Les tensions autour du partage des eaux du Nil entre les onze pays présents sur son trajet sont dues à plusieurs facteurs.
Le Nil, fleuve nourricier
Le Nil est le second fleuve le plus long du monde après l’Amazone. Avec ses 6 671 kilomètres, il est indispensable à la survie des peuples installés le long de son parcours. Le Nil tient sa force de la confluence du Nil Blanc, qui prend sa source dans le lac Victoria, et du Nil Bleu qui trouve sa source en Ethiopie. C’est ce dernier cours d’eau qui est le plus important puisqu’il fournit plus de 80% du débit du fleuve. Les deux fleuves se rejoignent à Khartoum, capitale du Soudan, puis le Nil traverse toute l’Egypte pour se jeter en un vaste delta dans la Méditerranée.
Les ressources du Nil concernent onze pays : l’Egypte, le Soudan, le Sud-Soudan, l’Erythrée, l’Ethiopie, le Kenya, la Tanzanie, l’Ouganda, le Rwanda, le Burundi et la RDC. Chacun de ces pays compte sur le fleuve pour se procurer énergie et moyens d’irrigation, ce qui rend le partage des bienfaits du Nil difficile et matière à conflit.
Symbolique et historique du fleuve
Hérodote, au Vème siècle de notre ère parlait déjà de l’Egypte comme d’un « don du Nil ». L’Egypte en appelle donc régulièrement à son histoire et au symbole que constitue ce fleuve pour affirmer sa légitimité sur l’usage des eaux du fleuve.
En 1979, le Président égyptien Anouar el-Sadate déclare : « Le seul mobile qui pourrait conduire l’Égypte à entrer de nouveau en guerre est l’eau ». L’Egypte, qui se trouve en aval du fleuve, dépend à 95% du Nil pour sa consommation de l’eau.
C’est en 1929 qu’un traité – signé sous l’égide de l’autorité coloniale anglaise puis amendé 30 ans plus tard – attribue des quotas très favorables à l’Egypte et au Soudan, respectivement 55,5 et 18,5 milliards de mètres cubes par an. Soit au total 87% du débit du fleuve. Le traité octroie en outre au Caire un droit de veto sur tous les travaux susceptibles d’affecter le débit du fleuve. Depuis, l’Egypte s’accroche à ce traité, qualifié d’anachronique et de colonial par les pays situés en amont du Nil.
Des enjeux stratégiques
En plus d’être un symbole, le Nil est d’une importance stratégique pour les pays riverains, et plus encore pour l’Egypte, du fait de sa dépendance extrême en termes d’approvisionnement en eau. Ainsi, chaque remise en question des traités en rapport avec la distribution des eaux du Nil, est considérée comme une question de sécurité nationale par les autorités égyptiennes.
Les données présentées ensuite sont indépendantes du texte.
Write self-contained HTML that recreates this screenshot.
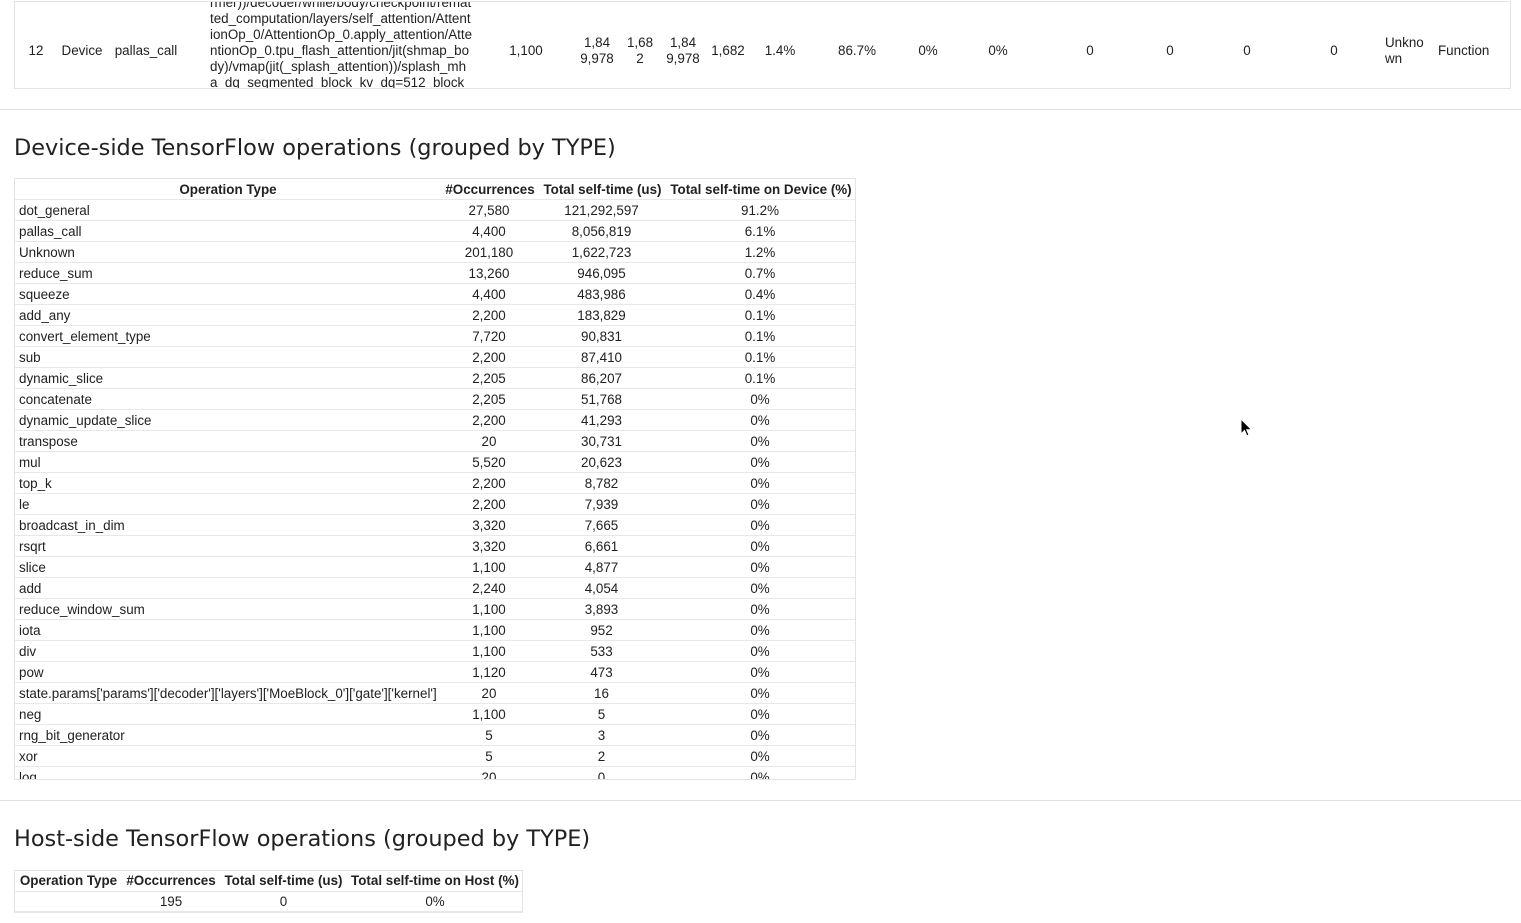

Le fleuve constitue également une donnée stratégique pour les autres pays en amont : de plus en plus peuplés, ces derniers ont besoin d’installations hydroélectriques. Le dialogue entre ces différents pays riverains du Nil est de ce fait parfois difficile. Mais des structures de coopération ont été mises en place par les différents gouvernements pour coordonner les différents intérêts : c’est le cas du NBI (Nile Basin Initiative) basée à Kampala et à Nairobi.
Ethiopie : le « Grand barrage de la renaissance »
Le 14 mai 2010, l’Ethiopie, le Rwanda, la Tanzanie, l’Ouganda et le Kenya signent « l’accord d’Entebbe » pour un partage des eaux plus équilibré et développer des projets sur le Nil sans avoir à solliciter l’accord du Caire, remettant ainsi en question «les droits historique» du vieux traité. L’Egypte manifeste son désaccord et quitte alors le NBI.
Plus récemment, la construction en 2013 du « Grand Barrage de la renaissance » en Ethiopie cristallise les tensions. Avec un réservoir de 75 milliards de mètres cubes d’eau, il permettrait à l’Éthiopie de devenir le premier producteur d’électricité en Afrique. Le projet crispe l’Égypte, cette dernière considérant que son voisin assécherait illégalement les eaux du Nil. Cependant, le président égyptien, son homologue soudanais et le Premier ministre éthiopien parviennent à signer un accord de principe le 23 mars 2015, sur la construction du barrage et sur la répartition des eaux du grand fleuve.
Dans un contexte de pression démographique et de réchauffement climatique, les tensions autour du partage équitable des eaux du Nil semblent être un enjeu majeur pour les décennies à venir.